Energy Futures Lab Lunchtime Seminar Series
As part of the Energy Futures Lab Lunchtime Seminar Series, Heather Au will deliver a seminar entitled ‘Structural influences on the performance and storage mechanisms in hard carbons for sodium-ion batteries’
Sodium-ion batteries have shown potential as a cost-effective successor to lithium-ion batteries, but the performance is still limited by their low energy density and poor cycleability compared with lithium-ion analogues. The development of suitable electrode materials is crucial for the realisation of sodium-ion batteries as a feasible replacement. Disordered carbons, also known as ‘hard carbons’ (i.e. those with some degree of graphitisation but randomly oriented graphitic domains) are considered promising anode materials due to negligible volume change during the sodiation/desodiation cycles, essential for achieving a long cycle life.
A range of materials were prepared via hydrothermal carbonisation of various biomass precursors followed by further heat treatment; by tuning the carbon source, the nature and amount of dopant, the templating agent and the treatment temperature, carbon anodes with varying degrees of graphitisation and tailored pore size, wall thickness and heteroatom functionalities were obtained. The pore structure, particle size, nature of defects and degree of doping were found to have a significant effect on the storage capacity and cycleability of the batteries. The ability to tailor these hierarchical nanostructures therefore makes this process a promising route to achieving new electrode materials.

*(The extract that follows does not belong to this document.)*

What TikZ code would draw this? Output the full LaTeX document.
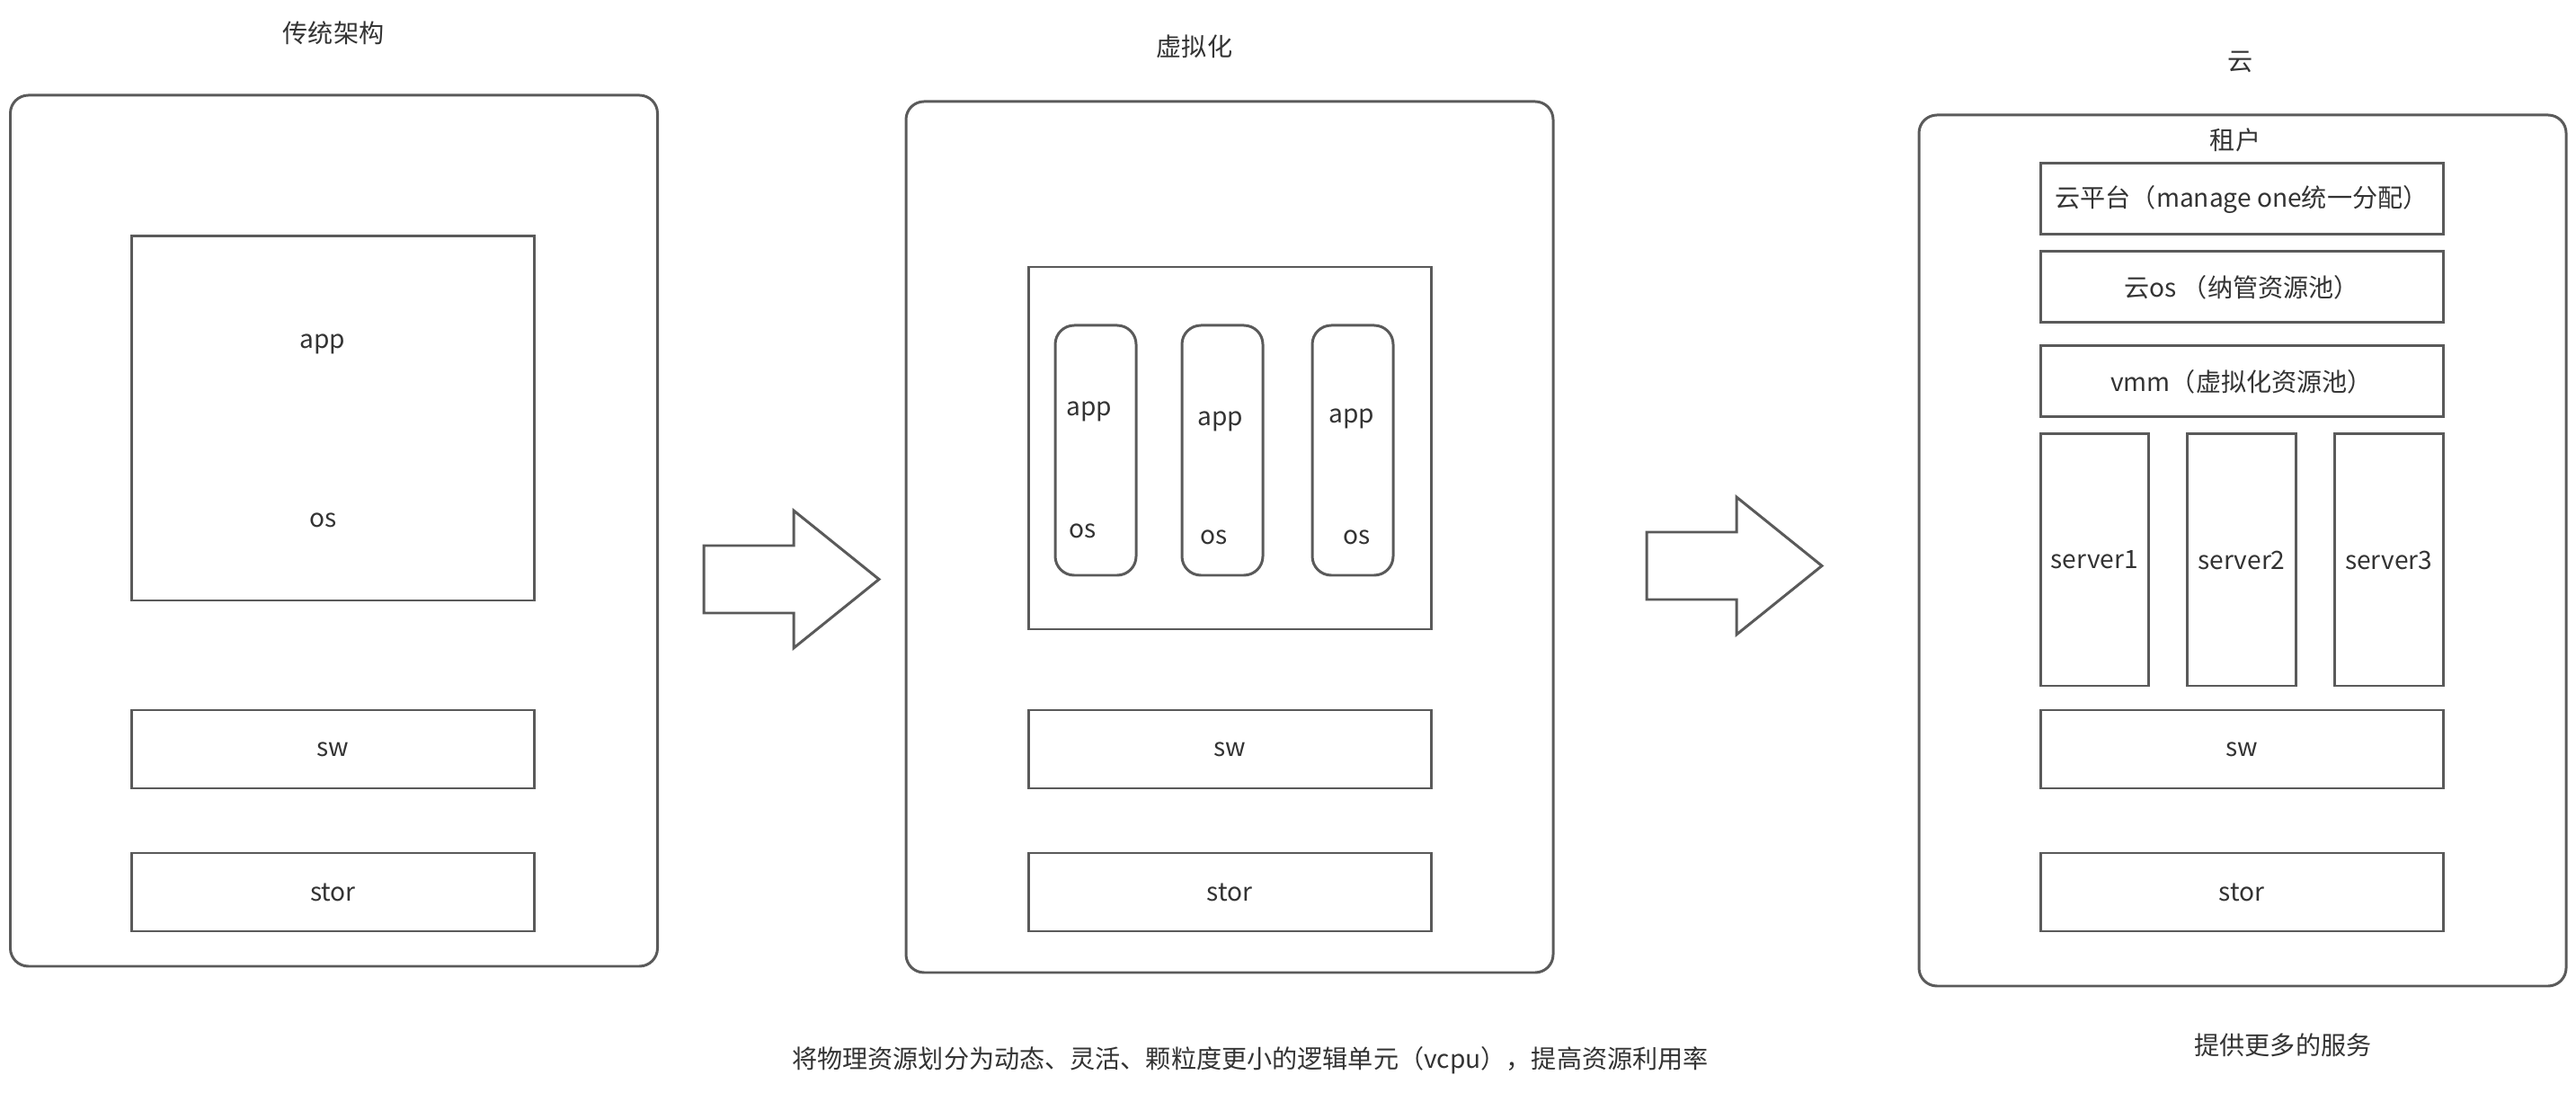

Heather Au graduated with a MSci in Natural Sciences (Chemistry) from the University of Cambridge in 2011. She was awarded a PhD from Imperial College London on the ‘Development of Grafting Strategies for the Polymer Functionalization of Graphene’ (2017). After completing a postdoc at Imperial College, investigating grafting mechanisms on nanocarbons (2017), she moved to Queen Mary University of London in 2018 and then returned to Imperial College under the supervision of Prof. Magda Titirici, to work on the development of hydrothermal carbon materials as anodes for sodium-ion batteries. Her research focuses on understanding the fundamental mechanisms of sodium storage within hard carbons in order to develop materials with tailored hierarchical nanostructures and improved capacity, for the advancement of sodium-ion technology.